Domande dai lettori
◼ In vista delle parole di Gesù riportate in Giovanni 15:15, i cristiani dovrebbero considerarsi suoi “schiavi”, o possiamo considerarci suoi “amici”?
Possiamo e dovremmo essere entrambe le cose. Per capire il perché, notiamo ciò che Gesù disse in quella occasione ai suoi fedeli apostoli l’ultima sera che trascorse con loro:
“Nessuno ha amore più grande di questo, che qualcuno ceda la sua anima a favore dei suoi amici. Voi siete miei amici se fate quello che vi comando. Non vi chiamo più schiavi, perché lo schiavo non sa quello che fa il suo padrone. Ma vi ho chiamati amici, perché tutte le cose che ho udito dal Padre mio ve le ho fatte conoscere”. — Giovanni 15:13-15.
In primo luogo, cosa intendeva dire Gesù dicendo che i suoi discepoli leali erano schiavi? Non intendeva dire schiavi nel senso che tutti gli uomini discendenti da Adamo nascono imperfetti, e quindi venduti sotto il peccato, ovvero suoi schiavi. (Giovanni 8:34; Romani 5:18, 19; 6:16; 7:14) Come i cristiani da allora in poi, gli apostoli erano stati un tempo schiavi in quel senso, ma il sacrificio di Gesù avrebbe provveduto i mezzi per liberarli. (1 Pietro 1:18, 19; Galati 4:5) Comunque, con questo essi non divennero completamente liberi.
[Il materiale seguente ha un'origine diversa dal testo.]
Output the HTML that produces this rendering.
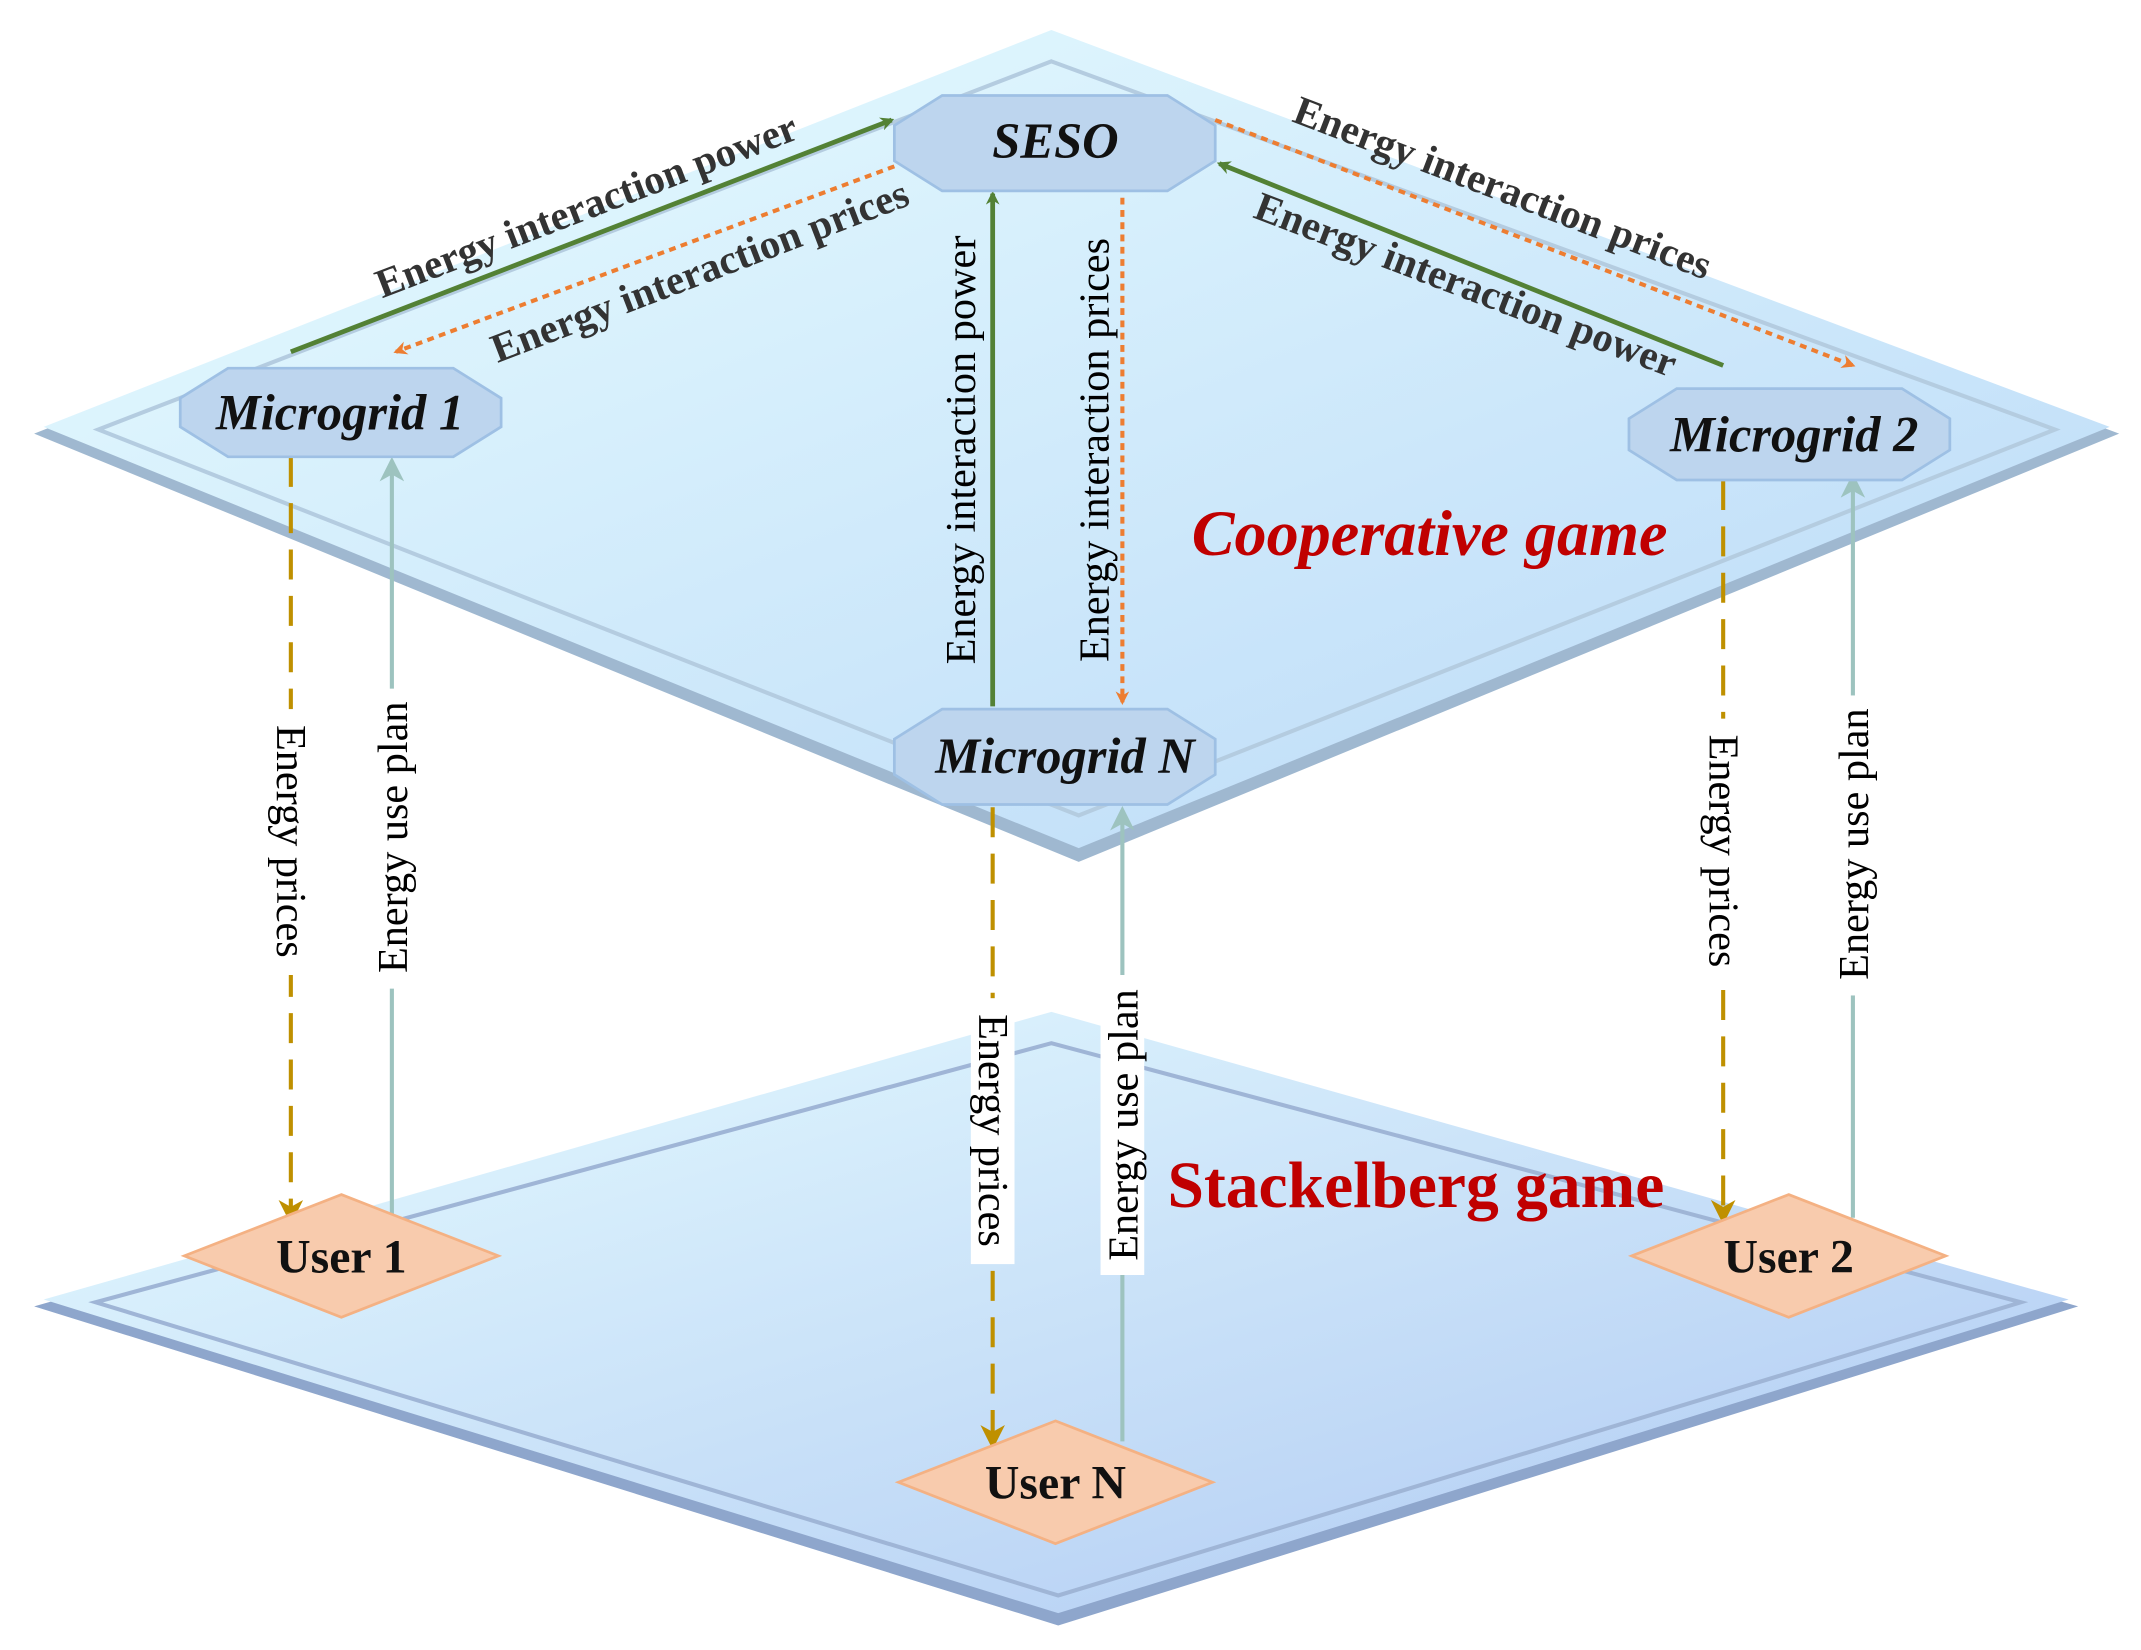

Come scrisse in seguito l’apostolo Paolo, essi furono “comprati a prezzo”, a prezzo del sangue di Gesù, così che divennero schiavi di Dio e di Cristo. — 1 Corinti 6:20; 7:22, 23.
In Giovanni 15:15 Gesù non stava facendo capire che gli apostoli fedeli che di lì a poco avrebbero ricevuto lo spirito santo e sarebbero divenuti cristiani unti non erano più schiavi. (Confronta Giovanni 15:20). Naturalmente, la schiavitù a Dio attraverso Cristo non è oppressiva e non conduce alla morte. È amorevole e salva la vita. (2 Timoteo 4:8; Tito 1:1, 2) Un cristiano che accetta lietamente il valore del sangue di Cristo e diventa schiavo di Dio va incontro alla morte permanente solo se in seguito rigetta quel sacrificio e si ridà al peccato, ridiventandone schiavo. (Galati 1:10; 4:8, 9; Ebrei 6:4-6) Perciò, i discepoli di Gesù avrebbero continuato ad essere schiavi di Dio e di Cristo, ma erano anche più che schiavi. Perché?
Gesù e gli apostoli capivano che a quel tempo, in un rapporto formale o distaccato com’era di norma quello fra schiavo e padrone, ‘lo schiavo non sapeva quello che faceva il suo padrone’. Normalmente, un padrone umano non si sarebbe consultato con lo schiavo che aveva acquistato, né gli avrebbe rivelato i suoi pensieri e i suoi sentimenti personali.
Ma dalle parole di Gesù possiamo vedere che con gli apostoli la cosa era diversa. Egli disse: “Vi ho chiamati amici, perché tutte le cose che ho udito dal Padre mio ve le ho fatte conoscere”. (Giovanni 15:15) Sì, com’è normale fra cari amici, Gesù aveva rivelato a loro particolari e intendimenti che erano stati segreti. (Matteo 13:10-12; 1 Corinti 2:14-16) Pur essendo ancora servitori, o schiavi, di Dio per mezzo di Gesù, gli apostoli godevano di una calorosa intimità che li contrassegnava anche come amici fidati. (Confronta Salmo 25:14). Questo può e dovrebbe valere anche per noi. Che privilegio avere in cielo dei Padroni che ci trattano come confidenti fidati e rispettati, come amici!